- _Data excerpt_

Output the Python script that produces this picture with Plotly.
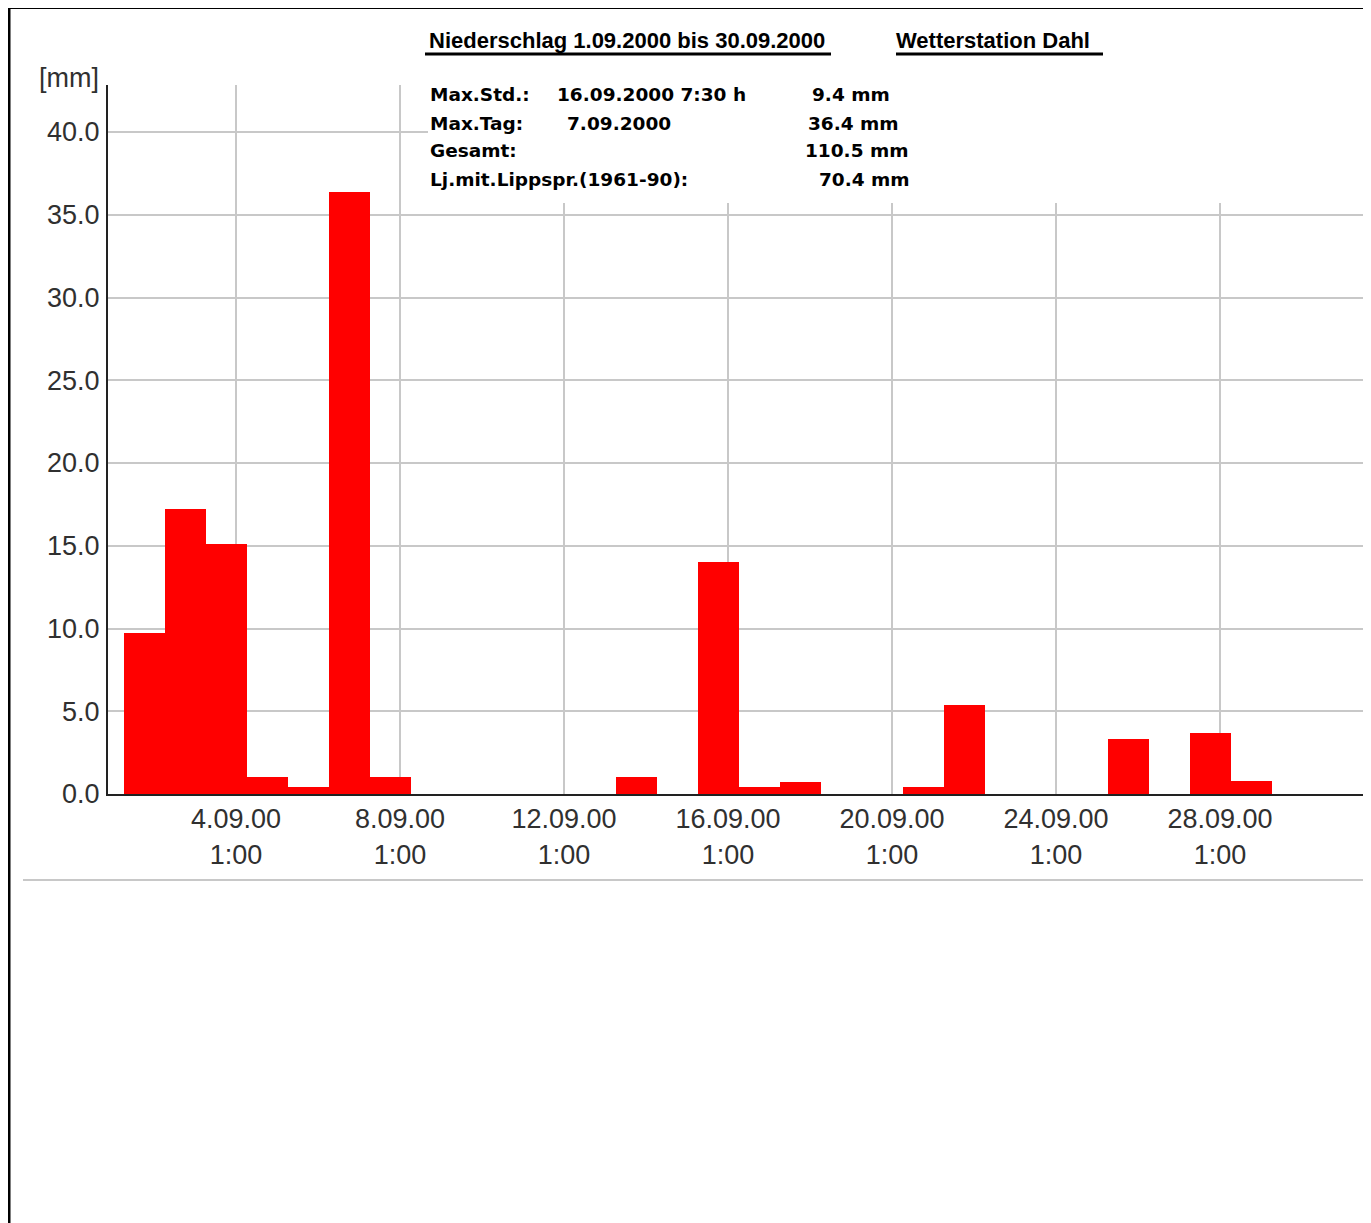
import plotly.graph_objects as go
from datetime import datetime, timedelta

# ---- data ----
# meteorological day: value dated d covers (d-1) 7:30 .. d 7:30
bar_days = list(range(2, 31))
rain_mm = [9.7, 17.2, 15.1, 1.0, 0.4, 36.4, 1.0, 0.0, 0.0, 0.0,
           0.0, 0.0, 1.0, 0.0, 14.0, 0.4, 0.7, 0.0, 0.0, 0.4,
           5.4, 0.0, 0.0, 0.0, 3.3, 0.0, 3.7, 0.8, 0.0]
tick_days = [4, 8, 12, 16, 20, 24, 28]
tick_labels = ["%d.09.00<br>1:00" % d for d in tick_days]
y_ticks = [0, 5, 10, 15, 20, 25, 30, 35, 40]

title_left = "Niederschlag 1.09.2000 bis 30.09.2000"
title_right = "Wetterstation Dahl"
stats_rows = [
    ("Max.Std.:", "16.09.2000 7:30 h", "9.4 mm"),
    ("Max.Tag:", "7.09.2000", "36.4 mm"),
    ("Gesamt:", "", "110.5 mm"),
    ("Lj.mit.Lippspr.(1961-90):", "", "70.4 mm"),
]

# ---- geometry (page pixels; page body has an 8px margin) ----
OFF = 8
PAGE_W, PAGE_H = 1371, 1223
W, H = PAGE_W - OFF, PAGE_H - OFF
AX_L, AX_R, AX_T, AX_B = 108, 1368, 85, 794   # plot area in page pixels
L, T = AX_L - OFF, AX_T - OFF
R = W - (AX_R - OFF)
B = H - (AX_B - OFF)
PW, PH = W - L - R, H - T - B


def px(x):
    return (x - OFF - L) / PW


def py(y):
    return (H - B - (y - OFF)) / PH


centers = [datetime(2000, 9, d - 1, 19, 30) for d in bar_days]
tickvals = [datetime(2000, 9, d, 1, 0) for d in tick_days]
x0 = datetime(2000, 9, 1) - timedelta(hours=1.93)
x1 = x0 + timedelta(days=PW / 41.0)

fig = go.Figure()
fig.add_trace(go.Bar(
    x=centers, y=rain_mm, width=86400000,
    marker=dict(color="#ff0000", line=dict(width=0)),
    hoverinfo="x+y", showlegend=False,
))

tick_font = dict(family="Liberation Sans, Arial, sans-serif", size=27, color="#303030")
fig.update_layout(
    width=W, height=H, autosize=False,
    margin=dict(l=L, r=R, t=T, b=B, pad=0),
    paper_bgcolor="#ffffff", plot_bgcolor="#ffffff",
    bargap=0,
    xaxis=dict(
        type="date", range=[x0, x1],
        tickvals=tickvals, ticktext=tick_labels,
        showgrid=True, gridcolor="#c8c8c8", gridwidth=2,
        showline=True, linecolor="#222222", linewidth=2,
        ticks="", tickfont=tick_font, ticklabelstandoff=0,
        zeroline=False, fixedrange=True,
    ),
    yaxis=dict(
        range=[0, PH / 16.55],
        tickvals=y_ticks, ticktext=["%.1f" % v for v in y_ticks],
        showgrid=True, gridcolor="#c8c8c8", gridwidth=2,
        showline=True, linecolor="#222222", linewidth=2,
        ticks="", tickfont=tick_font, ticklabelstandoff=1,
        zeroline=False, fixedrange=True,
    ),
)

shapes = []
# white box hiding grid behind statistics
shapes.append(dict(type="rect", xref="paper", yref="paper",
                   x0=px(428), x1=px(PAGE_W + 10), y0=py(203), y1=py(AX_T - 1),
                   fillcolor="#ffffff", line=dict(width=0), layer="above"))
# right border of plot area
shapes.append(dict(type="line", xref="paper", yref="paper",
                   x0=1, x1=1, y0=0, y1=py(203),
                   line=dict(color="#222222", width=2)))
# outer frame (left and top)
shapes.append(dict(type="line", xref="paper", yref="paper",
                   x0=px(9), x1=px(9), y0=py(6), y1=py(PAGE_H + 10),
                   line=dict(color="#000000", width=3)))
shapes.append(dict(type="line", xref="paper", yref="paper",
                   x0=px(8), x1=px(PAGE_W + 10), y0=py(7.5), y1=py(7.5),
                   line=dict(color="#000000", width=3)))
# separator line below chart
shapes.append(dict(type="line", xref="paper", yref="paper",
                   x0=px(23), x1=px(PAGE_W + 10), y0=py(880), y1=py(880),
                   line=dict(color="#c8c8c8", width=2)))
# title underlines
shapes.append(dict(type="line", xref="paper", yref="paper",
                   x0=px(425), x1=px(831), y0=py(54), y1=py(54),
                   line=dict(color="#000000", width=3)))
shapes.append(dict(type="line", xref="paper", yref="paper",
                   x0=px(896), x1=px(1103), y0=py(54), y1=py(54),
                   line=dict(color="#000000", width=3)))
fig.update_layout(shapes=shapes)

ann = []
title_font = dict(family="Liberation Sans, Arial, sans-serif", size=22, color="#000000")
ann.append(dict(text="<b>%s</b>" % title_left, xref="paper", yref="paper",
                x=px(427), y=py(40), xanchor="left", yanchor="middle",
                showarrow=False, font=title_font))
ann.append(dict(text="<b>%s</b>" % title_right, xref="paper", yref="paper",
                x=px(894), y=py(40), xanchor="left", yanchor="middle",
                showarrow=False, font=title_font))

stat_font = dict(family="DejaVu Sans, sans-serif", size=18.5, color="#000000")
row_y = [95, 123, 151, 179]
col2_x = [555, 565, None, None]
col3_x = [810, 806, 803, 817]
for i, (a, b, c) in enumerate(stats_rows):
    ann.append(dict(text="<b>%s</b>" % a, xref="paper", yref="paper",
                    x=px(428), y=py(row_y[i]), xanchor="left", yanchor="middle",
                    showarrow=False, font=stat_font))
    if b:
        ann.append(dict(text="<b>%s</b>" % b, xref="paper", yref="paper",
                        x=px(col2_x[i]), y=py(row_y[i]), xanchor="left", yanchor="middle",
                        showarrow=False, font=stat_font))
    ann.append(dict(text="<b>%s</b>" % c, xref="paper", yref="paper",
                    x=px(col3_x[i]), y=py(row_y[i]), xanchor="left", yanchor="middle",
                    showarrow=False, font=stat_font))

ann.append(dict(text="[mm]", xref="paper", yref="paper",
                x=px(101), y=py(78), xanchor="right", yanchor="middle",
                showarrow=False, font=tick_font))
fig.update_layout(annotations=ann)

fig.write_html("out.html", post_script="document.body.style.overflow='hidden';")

- _Objective_
Exactly restate the lines from the beginning of the data through the line with "from datetime import datetime, timedelta", and no others, keeping pictures out.

- _Answer to this exercise_
Output the Python script that produces this picture with Plotly.
import plotly.graph_objects as go
from datetime import datetime, timedelta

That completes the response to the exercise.